The 2025 class is defined by resilience, diversity in both strategy and leadership, and treatments that hold life-changing potential for underserved patients around the world.

Read on to meet the companies—and leaders—redefining biotech. We are pleased to present Fierce Biotech’s 2025 Fierce 15.

Alterome Therapeutics

Targeting the genetic alterations that cause cancer while sparing healthy cells

CEO: Jung Choi
Founded: 2021
Based: San Diego
Clinical focus: Breast and endometrial cancers, colorectal cancer, pancreatic ductal adenocarcinoma, non-small cell lung cancer, solid tumors

What makes Alterome fierce: Alterome Therapeutics was founded with a mission to discover precision medicines that could potentially treat what CEO Jung Choi describes as "some of the scariest cancers out there," including cancers of the pancreas, colon and lungs.

As its name suggests, Alterome’s approach is centered on developing drugs that aim to attack the genetic mutations that cause cancer, while trying to minimize side effects to the body’s healthy cells.

The company’s work is driven by three main factors, Choi said in an interview with Fierce Biotech: "a very deep understanding of the cellular pathways that drive cancer," a fast-paced drug development approach rooted in advanced chemical structure and physics-based design—powered by its Kraken computational chemistry platform—and a team of "relentless" scientists at the core of it all.

"So, that’s how we’ve been able to go from idea to clinic in just three and a half years, with two potentially best-of-their-kind cancer medications," she said.

Those two candidates are now in phase 1 trials.
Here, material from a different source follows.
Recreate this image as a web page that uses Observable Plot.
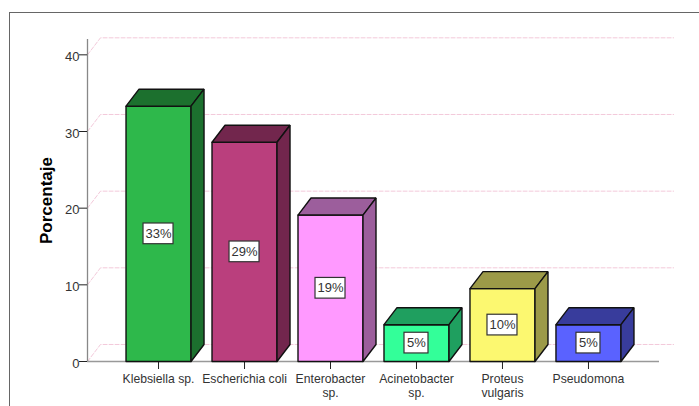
<!DOCTYPE html>
<html>
<head>
<meta charset="utf-8">
<script src="https://cdn.jsdelivr.net/npm/d3@7"></script>
<script src="https://cdn.jsdelivr.net/npm/@observablehq/plot@0.6"></script>
<style>
html,body{margin:0;padding:0;background:#fff;overflow:hidden}
#wrap{position:relative;width:699px;height:406px}
#frame{position:absolute;left:9px;top:12px;right:0;bottom:0;border-left:1.5px solid #666;border-top:1.5px solid #666;pointer-events:none}
svg{display:block}
</style>
</head>
<body>
<div id="wrap"><div id="frame"></div></div>
<script>
const categories = ["Klebsiella sp.","Escherichia coli","Enterobacter\nsp.","Acinetobacter\nsp.","Proteus\nvulgaris","Pseudomona"];
const values = [33.3,28.6,19.1,4.8,9.5,4.8];
const labels = ["33%","29%","19%","5%","10%","5%"];
const frontColors = ["#2EB84B","#BA3F7D","#FF99FF","#33FF99","#FCF870","#5A62FF"];
const sideColors = ["#1C702E","#72264D","#9C5E9C","#1F9F5F","#9C9A48","#383C9C"];
const yTicks = [0,10,20,30,40];

// Chart geometry expressed in scale units
const halfBar = 0.378, depthX = 13/86, depthY = 2.22;
const gridEndX = 5.99;
const xMin = -0.826, xMax = 5.826;

const idx = categories.map((_, i) => i);
const face = (id, color, pts) => pts.map(([x, y]) => ({id, color, x, y}));
const faces = idx.flatMap(i => {
  const l = i - halfBar, r = i + halfBar, v = values[i];
  return [
    ...face(`f${i}`, frontColors[i], [[l,0],[r,0],[r,v],[l,v],[l,0]]),
    ...face(`t${i}`, sideColors[i], [[l,v],[r,v],[r+depthX,v+depthY],[l+depthX,v+depthY],[l,v]]),
    ...face(`s${i}`, sideColors[i], [[r,0],[r+depthX,depthY],[r+depthX,v+depthY],[r,v],[r,0]])
  ];
});
const grid = yTicks.flatMap(t => [
  {t, x:xMin, y:t},
  {t, x:xMin+depthX, y:t+depthY},
  {t, x:gridEndX, y:t+depthY}
]);
const boxes = idx.map(i => ({
  i, label: labels[i], y: values[i]/2,
  hw: (labels[i].length === 2 ? 12 : 15)/86
}));

const chart = Plot.plot({
  width: 699, height: 406,
  marginTop: 39, marginBottom: 45, marginLeft: 87, marginRight: 40,
  style: {fontFamily: "'Liberation Sans', Arial, sans-serif", fontSize: "12px", background: "transparent", overflow: "visible"},
  x: {domain: [xMin, xMax], axis: null},
  y: {domain: [0, 42], axis: null},
  color: {type: "identity"},
  marks: [
    Plot.line(grid, {x:"x", y:"y", z:"t", stroke:"#F3C9DA", strokeWidth:1, strokeDasharray:"4,2"}),
    Plot.ruleX([xMin], {y1:0, y2:42, stroke:"#888", strokeWidth:1.3}),
    Plot.ruleY([0], {x1:xMin, x2:xMax, stroke:"#999", strokeWidth:1.3}),
    Plot.axisY({ticks: yTicks, tickSize: 8, label: null, text: null, stroke:"#222", anchor:"left"}),
    Plot.axisY({ticks: yTicks, tickSize: 0, tickPadding: 8, label: null, fill:"#333", fontSize: 13, anchor:"left", dy: 2}),
    Plot.axisX({ticks: idx, tickSize: 8, label: null, text: null, stroke:"#222", anchor:"bottom"}),
    Plot.axisX({ticks: idx, tickSize: 0, tickPadding: 12, label: null, tickFormat: i => categories[i], fill:"#333", fontSize: 12.2, lineHeight: 1.12, anchor:"bottom"}),
    Plot.line(faces, {x:"x", y:"y", z:"id", fill:"color", stroke:"#111", strokeWidth:1.4, strokeLinejoin:"miter"}),
    Plot.rect(boxes, {
      x1: d => d.i - d.hw, x2: d => d.i + d.hw,
      y1: d => d.y - 1.35, y2: d => d.y + 1.35,
      fill:"#fff", stroke:"#333", strokeWidth:1.2
    }),
    Plot.text(boxes, {x:"i", y:"y", text:"label", fill:"#333", fontSize:13}),
    Plot.text(["Porcentaje"], {
      frameAnchor:"left", textAnchor:"middle", dx:-41, rotate:-90, text:d=>d,
      fontWeight:"bold", fontSize:17, fill:"#000"
    })
  ]
});
document.getElementById("wrap").prepend(chart);
</script>
</body>
</html>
The first is a KRAS selective inhibitor that Choi described as "the Goldilocks of KRAS," because it aims to bridge the gap between KRAS inhibitors that only target specific mutations and those that take aim at all forms of RAS, leading to unwanted toxicities.
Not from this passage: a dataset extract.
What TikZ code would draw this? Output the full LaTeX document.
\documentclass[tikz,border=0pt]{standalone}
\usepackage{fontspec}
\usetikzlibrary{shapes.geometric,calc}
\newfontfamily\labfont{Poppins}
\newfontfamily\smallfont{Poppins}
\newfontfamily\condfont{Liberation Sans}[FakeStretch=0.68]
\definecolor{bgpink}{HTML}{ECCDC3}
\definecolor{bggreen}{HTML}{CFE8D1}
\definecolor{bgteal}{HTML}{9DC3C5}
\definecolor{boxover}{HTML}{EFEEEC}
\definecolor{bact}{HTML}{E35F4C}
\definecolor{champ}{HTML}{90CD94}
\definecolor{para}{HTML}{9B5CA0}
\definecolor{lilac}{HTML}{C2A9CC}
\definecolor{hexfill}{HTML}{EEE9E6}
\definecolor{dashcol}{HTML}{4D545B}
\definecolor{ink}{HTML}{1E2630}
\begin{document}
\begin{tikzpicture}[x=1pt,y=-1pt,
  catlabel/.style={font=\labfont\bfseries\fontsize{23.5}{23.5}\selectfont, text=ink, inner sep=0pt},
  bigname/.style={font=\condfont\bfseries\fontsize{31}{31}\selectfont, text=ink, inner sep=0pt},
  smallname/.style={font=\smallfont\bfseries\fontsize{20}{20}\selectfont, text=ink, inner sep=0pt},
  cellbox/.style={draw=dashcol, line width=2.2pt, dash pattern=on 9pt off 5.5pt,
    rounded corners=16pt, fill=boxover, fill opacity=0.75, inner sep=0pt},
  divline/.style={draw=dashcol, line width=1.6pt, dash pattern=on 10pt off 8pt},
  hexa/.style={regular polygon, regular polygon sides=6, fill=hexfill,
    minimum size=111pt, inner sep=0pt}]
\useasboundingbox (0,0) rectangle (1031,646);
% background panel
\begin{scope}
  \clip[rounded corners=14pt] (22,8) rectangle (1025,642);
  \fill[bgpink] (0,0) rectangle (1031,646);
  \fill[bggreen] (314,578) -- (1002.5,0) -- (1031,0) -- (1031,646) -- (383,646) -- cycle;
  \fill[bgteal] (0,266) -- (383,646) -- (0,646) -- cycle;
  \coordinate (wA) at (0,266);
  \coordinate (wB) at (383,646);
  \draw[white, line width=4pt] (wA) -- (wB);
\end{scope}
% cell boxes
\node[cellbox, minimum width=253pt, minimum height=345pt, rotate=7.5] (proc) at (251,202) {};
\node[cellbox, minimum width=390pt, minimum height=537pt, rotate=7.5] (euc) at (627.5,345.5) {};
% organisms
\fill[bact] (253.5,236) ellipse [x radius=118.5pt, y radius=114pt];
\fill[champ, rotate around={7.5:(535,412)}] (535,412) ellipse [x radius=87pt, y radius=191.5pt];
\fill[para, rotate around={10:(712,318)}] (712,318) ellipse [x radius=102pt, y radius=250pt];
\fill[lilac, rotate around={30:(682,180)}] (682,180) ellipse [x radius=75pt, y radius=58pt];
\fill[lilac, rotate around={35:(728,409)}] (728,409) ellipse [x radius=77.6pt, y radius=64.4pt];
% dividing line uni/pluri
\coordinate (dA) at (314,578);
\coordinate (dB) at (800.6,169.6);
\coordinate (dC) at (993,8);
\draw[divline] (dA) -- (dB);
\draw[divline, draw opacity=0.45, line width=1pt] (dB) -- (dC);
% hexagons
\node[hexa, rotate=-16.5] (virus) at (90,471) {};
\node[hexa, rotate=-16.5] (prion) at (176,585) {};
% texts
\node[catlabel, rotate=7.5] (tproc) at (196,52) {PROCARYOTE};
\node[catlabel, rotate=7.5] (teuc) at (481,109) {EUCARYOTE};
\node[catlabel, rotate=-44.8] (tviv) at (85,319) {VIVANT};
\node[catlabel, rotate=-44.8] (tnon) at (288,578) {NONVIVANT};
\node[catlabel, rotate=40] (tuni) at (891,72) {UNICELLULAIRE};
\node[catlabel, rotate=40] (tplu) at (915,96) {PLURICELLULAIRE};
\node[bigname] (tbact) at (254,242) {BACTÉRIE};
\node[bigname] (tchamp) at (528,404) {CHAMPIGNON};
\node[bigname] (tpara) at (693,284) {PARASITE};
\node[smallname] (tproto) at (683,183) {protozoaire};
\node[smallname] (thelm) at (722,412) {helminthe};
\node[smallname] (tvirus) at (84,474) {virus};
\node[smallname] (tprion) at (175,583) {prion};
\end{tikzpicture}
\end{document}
Alterome’s take on the approach, then, is an attempt at "hitting KRAS very selectively, but also inhibiting nearly all, if not all, of the KRAS mutations potently and durably," she said, while also inhibiting KRAS whether active or inactive and boasting "very good druglike properties."

The company believes ALTA3263 is "the best KRAS inhibitor that hits all four characteristics," according to Choi. It’s being studied in colorectal, pancreatic and non-small cell lung cancers.
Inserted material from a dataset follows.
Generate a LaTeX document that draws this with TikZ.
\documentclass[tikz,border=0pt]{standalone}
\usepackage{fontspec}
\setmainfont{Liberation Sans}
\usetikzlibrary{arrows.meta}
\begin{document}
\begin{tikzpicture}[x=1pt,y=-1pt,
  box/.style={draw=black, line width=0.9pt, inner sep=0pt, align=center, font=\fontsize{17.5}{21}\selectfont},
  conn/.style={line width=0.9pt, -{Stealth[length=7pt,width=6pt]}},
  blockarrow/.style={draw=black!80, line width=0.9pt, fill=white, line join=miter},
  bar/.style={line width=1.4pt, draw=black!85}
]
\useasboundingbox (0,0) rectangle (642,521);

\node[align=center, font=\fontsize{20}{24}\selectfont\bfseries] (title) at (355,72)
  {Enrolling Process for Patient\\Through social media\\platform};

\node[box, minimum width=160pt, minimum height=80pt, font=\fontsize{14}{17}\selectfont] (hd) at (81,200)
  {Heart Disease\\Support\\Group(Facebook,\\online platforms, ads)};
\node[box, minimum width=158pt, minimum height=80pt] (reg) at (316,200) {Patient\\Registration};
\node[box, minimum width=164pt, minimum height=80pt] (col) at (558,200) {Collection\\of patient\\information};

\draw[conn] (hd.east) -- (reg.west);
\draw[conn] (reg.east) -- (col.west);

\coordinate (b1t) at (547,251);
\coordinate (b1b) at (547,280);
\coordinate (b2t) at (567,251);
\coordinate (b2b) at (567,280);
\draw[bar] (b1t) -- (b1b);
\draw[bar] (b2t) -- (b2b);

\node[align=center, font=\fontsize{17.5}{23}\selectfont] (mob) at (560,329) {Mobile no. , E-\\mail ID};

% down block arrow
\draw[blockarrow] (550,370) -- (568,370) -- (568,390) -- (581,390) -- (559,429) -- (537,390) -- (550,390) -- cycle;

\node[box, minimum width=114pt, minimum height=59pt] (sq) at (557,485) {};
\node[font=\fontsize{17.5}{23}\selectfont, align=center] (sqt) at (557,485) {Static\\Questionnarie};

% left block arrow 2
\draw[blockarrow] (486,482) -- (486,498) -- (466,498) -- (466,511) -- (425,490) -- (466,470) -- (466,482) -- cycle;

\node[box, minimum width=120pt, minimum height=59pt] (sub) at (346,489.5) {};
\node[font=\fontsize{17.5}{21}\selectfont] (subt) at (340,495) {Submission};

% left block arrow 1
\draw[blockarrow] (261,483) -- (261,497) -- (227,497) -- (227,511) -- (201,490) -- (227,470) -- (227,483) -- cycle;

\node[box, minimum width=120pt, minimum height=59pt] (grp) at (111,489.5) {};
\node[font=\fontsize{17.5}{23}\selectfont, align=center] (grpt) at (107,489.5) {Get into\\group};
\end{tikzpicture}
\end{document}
The other candidate, ALTA2618, is a covalent AKT1 E17K mutation-selective inhibitor that Alterome has developed to target only the mutant form of AKT that drives cancer, while leaving the benign form of the protein alone.

"What’s exciting to us is that, as far as we know, we are the first investigational therapy that’s in the clinic with this approach," Choi said, adding that ALTA2618 is being studied in patients with hormone-positive breast cancer as well as endometrial, ovarian and other AKT1-driven cancers.

Alterome is hoping to keep up the fast pace of development. The company plans first to generate monotherapy data for both candidates in the "not-too-distant future," per Choi, before "moving very quickly" into testing them as part of combination therapies, then taking those results to the FDA for the go-ahead to start registrational studies.

The company’s current and future plans are being helped along by VC funding that most recently included a series B round led by Goldman Sachs Alternatives and closed in the spring of 2024 with $132 million. Like any biotech startup, Choi said Alterome will "do more financing as time goes on," drawing in new backers based on "very meaningful clinical milestones."

Choi joined Alterome earlier this year, fresh off a stint as entrepreneur in residence at Third Rock Ventures and following various roles leading corporate development at Gilead Sciences, Chimerix, InterMune—until it was purchased by Roche in 2014—and Global Blood Therapeutics, through its own 2022 acquisition by Pfizer.